Oooo Purple now! how exciting! Yes Markos that was sort of what I had in mind. Do you have access to lots of rock? You could build gabions (aka leaky weirs) across the creek. That would slow the water down. The cheating, temporary cheap solution for one season would be a line of hay bales placed on counter and spikes run through them to hold them in place. Water hits the back, is slowed down, drops out sediment and builds up behind it making a sort of berm. Might buy you some time while you get cashed up to hire an excavator....
Gabions are definitely a good idea for parts of the creek that are steeply eroded. For the northern-most structure, I'm thinking a really big brush check dam might be the thing to try. We need to reduce the amount of juniper up there anyway, because it prevents grass from growing and encourages erosion, so if we could cut down a large stand of it there, we could use it to make a check dam to slow and possibly redirect the water. We put some brush dams down in the lower part of the creek where it makes a turn before it parallels the road, and they held up during the last heavy rain, so I'm optimistic about brush dams being something we can use to good effect. Sort of kills two birds with one stone (reducing juniper and reducing erosion) which is important when we have limited abilities to tackle these problems.....
Why not put ground cover under the juniper instead like a wild strawberry? Less work, and reduces the erosion problem.
Very little will grow under the junipers except Cedar Sedge. It is too dry (between floods) for wild strawberry. The junipers (called "Cedar" here) make a solid stand, shading out everything below them, basically a monoculture desert.
I like the juniper brush dam idea. Solving 2 problems at once, local resources, won't cost you the earth, you can do one dam at a time as time and energy allow, and then sit back and observe how it works before you build the next to improve on it. Now THAT'S Permaculture (and much more interesting than bubble gum on a stick!).
Definitely! I want to thank everyone for helping me, this thread has helped take a problem which I felt was so totaling overwhelming I was literally in tears, and making me see it as a project I can deal with over time.
We staked a contour in the field behind the house, where we plan to put in a swale: All the King Ranch Bluestem (introduced grass) died during the drought so that field is pretty bald.
We're contemplating delaying the long swale in favor of smaller earthworks that we won't have to rent equipment to install, and putting the $ toward one or two infiltration basins/leaky dams which we will hire done by folks who know what they're doing and have the proper equipment.

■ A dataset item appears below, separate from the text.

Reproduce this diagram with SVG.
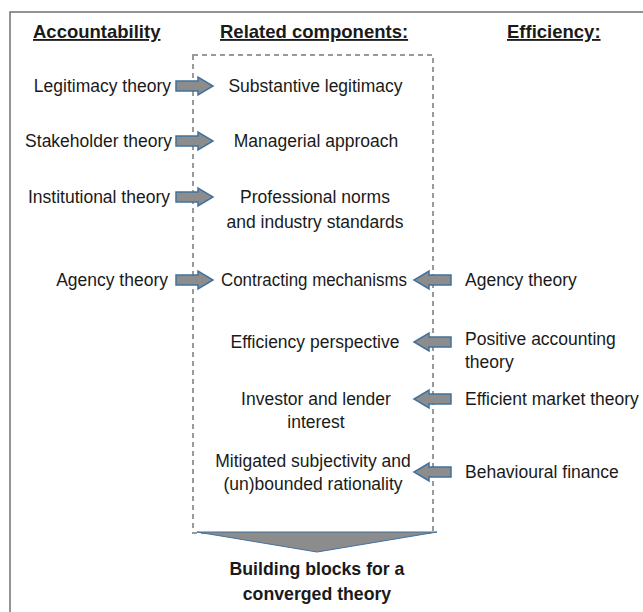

Have you thought of putting small pits along the water side of the swales and planting in them? Between the morning air movements and unpredictable rainfall you maybe able to capture extra moisture.
I think we're going to try a lot of little strategies rather than the big swale, because I don't feel confident enough about it to make such a big change in our back field, which is our major view from the house. I think we can solve the flooding problem with small earthworks, which might include some small basins.